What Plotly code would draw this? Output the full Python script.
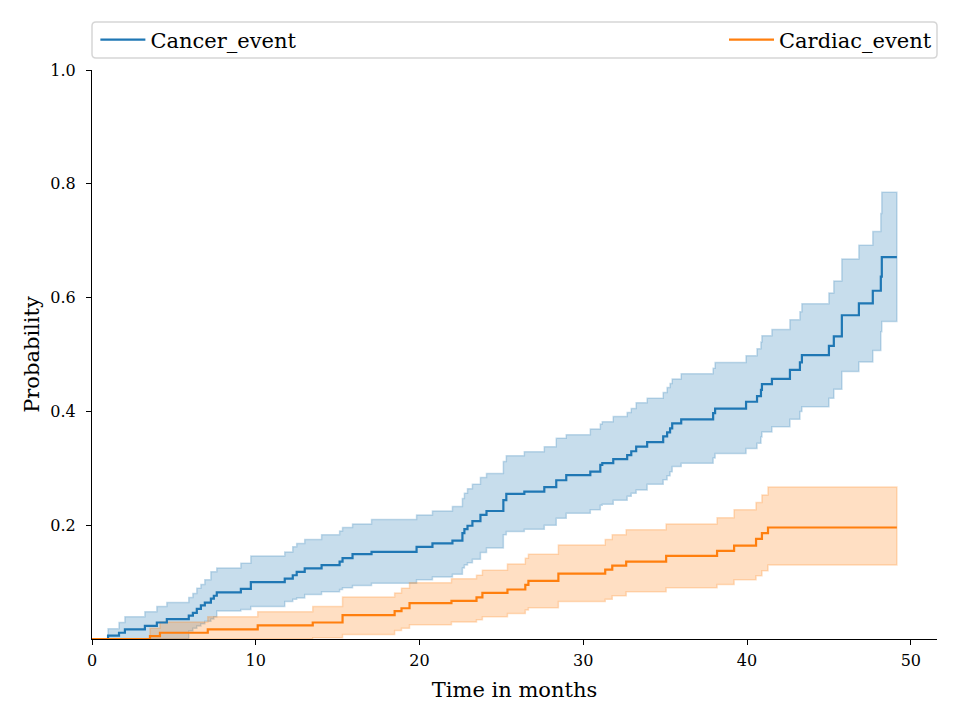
import plotly.graph_objects as go

# ---------------- data ----------------
END_TIME = 49.15

cancer_time = [0.0, 0.98, 1.65, 2.01, 3.23, 3.96, 4.57, 5.91, 6.16, 6.40, 6.65, 6.89,
               7.26, 7.44, 7.62, 9.09, 9.70, 11.77, 12.26, 12.50, 12.99, 14.02, 15.12,
               15.30, 15.91, 17.07, 19.82, 20.79, 22.01, 22.62, 22.74, 22.93, 23.23,
               23.72, 24.09, 25.12, 25.30, 26.40, 27.62, 28.35, 28.96, 30.43, 31.04,
               31.16, 31.83, 32.68, 32.93, 33.23, 33.90, 34.88, 35.12, 35.30, 35.43,
               35.98, 37.93, 38.05, 39.94, 40.61, 40.85, 40.91, 41.52, 42.62, 43.23,
               43.35, 45.00, 45.30, 45.79, 46.83, 47.68, 48.17, 48.23]
cancer_est = [0.0, 0.006, 0.011, 0.017, 0.023, 0.029, 0.035, 0.041, 0.046, 0.053, 0.059,
              0.064, 0.071, 0.076, 0.082, 0.088, 0.100, 0.106, 0.112, 0.118, 0.124, 0.130,
              0.136, 0.142, 0.149, 0.153, 0.162, 0.168, 0.173, 0.186, 0.193, 0.199, 0.207,
              0.218, 0.225, 0.244, 0.255, 0.259, 0.267, 0.279, 0.288, 0.294, 0.306, 0.309,
              0.316, 0.323, 0.330, 0.338, 0.346, 0.356, 0.363, 0.370, 0.379, 0.386, 0.397,
              0.405, 0.417, 0.427, 0.438, 0.448, 0.457, 0.473, 0.486, 0.499, 0.515, 0.532,
              0.569, 0.590, 0.612, 0.637, 0.671]
cancer_upper = [0.0, 0.018, 0.029, 0.039, 0.048, 0.057, 0.064, 0.073, 0.080, 0.089, 0.096,
                0.104, 0.118, 0.118, 0.125, 0.133, 0.146, 0.153, 0.162, 0.168, 0.175, 0.183,
                0.190, 0.196, 0.202, 0.210, 0.218, 0.225, 0.233, 0.247, 0.256, 0.264, 0.272,
                0.284, 0.291, 0.312, 0.322, 0.329, 0.338, 0.353, 0.359, 0.369, 0.378, 0.382,
                0.391, 0.398, 0.405, 0.415, 0.423, 0.433, 0.442, 0.449, 0.457, 0.466, 0.476,
                0.486, 0.498, 0.510, 0.522, 0.533, 0.544, 0.561, 0.575, 0.589, 0.608, 0.629,
                0.668, 0.692, 0.716, 0.748, 0.785]
cancer_lower = [0.0, 0.0, 0.0, 0.0, 0.0, 0.0, 0.0, 0.014, 0.019, 0.023, 0.027, 0.031,
                0.035, 0.039, 0.049, 0.052, 0.057, 0.066, 0.070, 0.072, 0.078, 0.083,
                0.087, 0.090, 0.094, 0.098, 0.104, 0.109, 0.114, 0.125, 0.130, 0.134,
                0.140, 0.152, 0.160, 0.183, 0.189, 0.193, 0.200, 0.212, 0.221, 0.227,
                0.235, 0.237, 0.244, 0.251, 0.256, 0.262, 0.272, 0.280, 0.287, 0.294,
                0.303, 0.309, 0.318, 0.326, 0.335, 0.344, 0.355, 0.364, 0.373, 0.386,
                0.400, 0.408, 0.423, 0.439, 0.470, 0.487, 0.507, 0.540, 0.558]

cardiac_time = [0.0, 3.54, 4.15, 7.07, 10.12, 13.48, 15.30, 18.48, 18.90, 19.39, 21.95,
                23.48, 23.84, 25.37, 26.46, 26.65, 28.48, 31.34, 31.77, 32.62, 35.06,
                38.17, 39.21, 40.55, 40.91, 41.28]
cardiac_est = [0.0, 0.005, 0.011, 0.017, 0.024, 0.029, 0.042, 0.049, 0.054, 0.063, 0.067,
               0.073, 0.081, 0.087, 0.095, 0.102, 0.115, 0.122, 0.129, 0.136, 0.146,
               0.155, 0.164, 0.176, 0.186, 0.196]
cardiac_upper = [0.0, 0.019, 0.030, 0.039, 0.048, 0.057, 0.074, 0.081, 0.089, 0.099, 0.106,
                 0.112, 0.121, 0.132, 0.142, 0.149, 0.165, 0.175, 0.183, 0.192, 0.202,
                 0.213, 0.227, 0.240, 0.253, 0.267]
cardiac_lower = [0.0, 0.0, 0.0, 0.0, 0.0, 0.002, 0.008, 0.015, 0.019, 0.025, 0.030,
                 0.034, 0.039, 0.045, 0.051, 0.055, 0.066, 0.070, 0.076, 0.083, 0.090,
                 0.096, 0.104, 0.111, 0.120, 0.130]

x_ticks = [0, 10, 20, 30, 40, 50]
y_ticks = [0.2, 0.4, 0.6, 0.8, 1.0]
y_tick_labels = ["0.2", "0.4", "0.6", "0.8", "1.0"]

BLUE = "#1f77b4"
ORANGE = "#ff7f0e"
FONT = "DejaVu Serif"


def step_path(t, v, t_end):
    """Expand a right-continuous step function into drawing vertices."""
    xs, ys = [], []
    for i in range(len(t)):
        nxt = t[i + 1] if i + 1 < len(t) else t_end
        xs += [t[i], nxt]
        ys += [v[i], v[i]]
    return xs, ys


def band(t, lo, hi, t_end, rgb):
    xu, yu = step_path(t, hi, t_end)
    xl, yl = step_path(t, lo, t_end)
    return go.Scatter(
        x=xu + xl[::-1], y=yu + yl[::-1], mode="lines", fill="toself",
        fillcolor=f"rgba({rgb},0.25)", line=dict(color=f"rgba({rgb},0.25)", width=1.5),
        showlegend=False, hoverinfo="skip",
    )


fig = go.Figure()
fig.add_trace(band(cancer_time, cancer_lower, cancer_upper, END_TIME, "31,119,180"))
fig.add_trace(band(cardiac_time, cardiac_lower, cardiac_upper, END_TIME, "255,127,14"))

fig.add_trace(go.Scatter(
    x=cancer_time + [END_TIME], y=cancer_est + [cancer_est[-1]], mode="lines",
    line=dict(color=BLUE, width=2.2, shape="hv"), name="Cancer_event", legend="legend",
))
fig.add_trace(go.Scatter(
    x=cardiac_time + [END_TIME], y=cardiac_est + [cardiac_est[-1]], mode="lines",
    line=dict(color=ORANGE, width=2.2, shape="hv"), name="Cardiac_event", legend="legend2",
))

# legend frame (spans the full axes width, like matplotlib's mode="expand")
y0, y1 = 1.0211, 1.0844
rx, ry = 4 / 845, 4 / 569
frame = (f"M {rx},{y0} L {1-rx},{y0} Q 1,{y0} 1,{y0+ry} L 1,{y1-ry} Q 1,{y1} {1-rx},{y1} "
         f"L {rx},{y1} Q 0,{y1} 0,{y1-ry} L 0,{y0+ry} Q 0,{y0} {rx},{y0} Z")
fig.add_shape(type="path", path=frame, xref="paper", yref="paper",
              line=dict(color="rgb(214,214,214)", width=1.5), fillcolor="rgba(255,255,255,0.8)",
              layer="below")

legend_common = dict(
    orientation="h", yanchor="middle", y=1.0527, bgcolor="rgba(0,0,0,0)",
    font=dict(family=FONT, size=21, color="black"), borderwidth=0,
    itemwidth=45,
)
fig.update_layout(
    width=960, height=720,
    # the page body adds an 8px offset, so the margins are shifted to compensate
    margin=dict(l=84, r=31, t=62, b=89, autoexpand=False),
    plot_bgcolor="white", paper_bgcolor="white",
    font=dict(family=FONT, color="black"),
    legend=dict(x=0.004, xanchor="left", **legend_common),
    legend2=dict(x=1.0, xanchor="right", **legend_common),
    xaxis=dict(
        range=[0, 51.6], tickvals=x_ticks, ticks="outside", ticklen=5, tickwidth=1.2,
        tickcolor="black", showline=True, linecolor="black", linewidth=1.2,
        showgrid=False, zeroline=False, tickfont=dict(family=FONT, size=16),
        ticklabelstandoff=2,
        title=dict(text="Time in months", font=dict(family=FONT, size=21), standoff=13),
    ),
    yaxis=dict(
        range=[0, 1.0], tickvals=y_ticks, ticktext=y_tick_labels, ticks="outside",
        ticklen=5, tickwidth=1.2, tickcolor="black", showline=True, linecolor="black",
        linewidth=1.2, showgrid=False, zeroline=False, tickfont=dict(family=FONT, size=16),
        ticklabelstandoff=7,
        title=dict(text="Probability", font=dict(family=FONT, size=21), standoff=4),
    ),
)

fig.write_html("out.html")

------------------------------------

» To be done: Pictures stay out. Repeat only the lines from the beginning of the data through the line that has "END_TIME = 49.15".

» Answer to the problem:
What Plotly code would draw this? Output the full Python script.
import plotly.graph_objects as go

# ---------------- data ----------------
END_TIME = 49.15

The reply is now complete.